As the biggest guzzlers of gasoline in the World, the US was consuming 10.5Mb of gasoline per day when Obama took office in 2009 and already we are down 14% to 9Mb/d, which is a 14% decrease in oil consumption.  1.5Mb/d is 1.7% of the entire World’s 88Mb/d oil habit but that number too is shrinking as it doesn’t pay for auto manufacturers to make high-mileage cars just for the US, so the entire global fleet has been using less and less for 4 years now. 

Getting to our goal of 54.5 mpg over the next 10 years will cut another 53% off our current consumption.  If that feat is replicated Globally, we’re taking about knocking back another 15Mb/d – at least! 

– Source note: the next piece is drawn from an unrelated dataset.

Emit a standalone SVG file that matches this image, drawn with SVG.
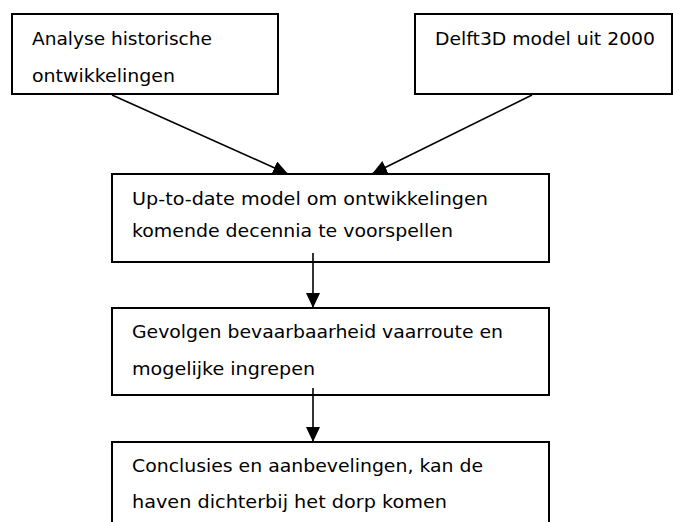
<svg xmlns="http://www.w3.org/2000/svg" width="673" height="522" viewBox="0 0 673 522">
<defs>
<style>
.box{fill:#fff;stroke:#000;stroke-width:2}
.t{font-family:"DejaVu Sans","Liberation Sans",sans-serif;font-size:17.5px;fill:#000}
.c{stroke:#000;stroke-width:1.6;fill:none}
</style>
<marker id="ah" viewBox="0 0 15 14" refX="15" refY="7" markerWidth="15" markerHeight="14" markerUnits="userSpaceOnUse" orient="auto">
<path d="M0,0 L15,7 L0,14 Z" fill="#000"/>
</marker>
</defs>
<rect width="673" height="522" fill="#fff"/>
<g id="n1">
<rect class="box" x="12" y="14" width="266" height="80"/>
<text class="t" x="32" y="45" textLength="180" lengthAdjust="spacingAndGlyphs">Analyse historische</text>
<text class="t" x="32" y="82" textLength="143" lengthAdjust="spacingAndGlyphs">ontwikkelingen</text>
</g>
<g id="n2">
<rect class="box" x="415" y="14" width="257" height="80"/>
<text class="t" x="435" y="45" textLength="220" lengthAdjust="spacingAndGlyphs">Delft3D model uit 2000</text>
</g>
<g id="n3">
<rect class="box" x="112" y="174" width="437" height="88"/>
<text class="t" x="132" y="205" textLength="356" lengthAdjust="spacingAndGlyphs">Up-to-date model om ontwikkelingen</text>
<text class="t" x="132" y="237" textLength="321" lengthAdjust="spacingAndGlyphs">komende decennia te voorspellen</text>
</g>
<g id="n4">
<rect class="box" x="112" y="308" width="437" height="87"/>
<text class="t" x="132" y="338" textLength="371" lengthAdjust="spacingAndGlyphs">Gevolgen bevaarbaarheid vaarroute en</text>
<text class="t" x="132" y="375" textLength="183" lengthAdjust="spacingAndGlyphs">mogelijke ingrepen</text>
</g>
<g id="n5">
<rect class="box" x="112" y="442" width="437" height="90"/>
<text class="t" x="132" y="472" textLength="351" lengthAdjust="spacingAndGlyphs">Conclusies en aanbevelingen, kan de</text>
<text class="t" x="132" y="508" textLength="315" lengthAdjust="spacingAndGlyphs">haven dichterbij het dorp komen</text>
</g>
<g id="connectors">
<line class="c" x1="112" y1="95" x2="288" y2="174" marker-end="url(#ah)"/>
<line class="c" x1="532" y1="95" x2="372" y2="174" marker-end="url(#ah)"/>
<line class="c" x1="313" y1="253" x2="313" y2="308" marker-end="url(#ah)"/>
<line class="c" x1="313" y1="388" x2="313" y2="442" marker-end="url(#ah)"/>
</g>
</svg>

And it’s a double-win for consumers as their cars not only consume 14% less gas but that gas itself is now less expensive.  During the Bush era, for example, gas was $4.00 per gallon and cars were getting 22mpg so the average citizen driving 15,000 miles a year was using 682 gallons of gas for $2,728 in fuel costs.  Now, even at the early stages of the Obama Fuel Act, at 33 mpg it’s only 454 gallons of gas and, at $2.85 per gallon, it costs just $1,294 to drive for the year – a $1,434 annual savings PER CAR!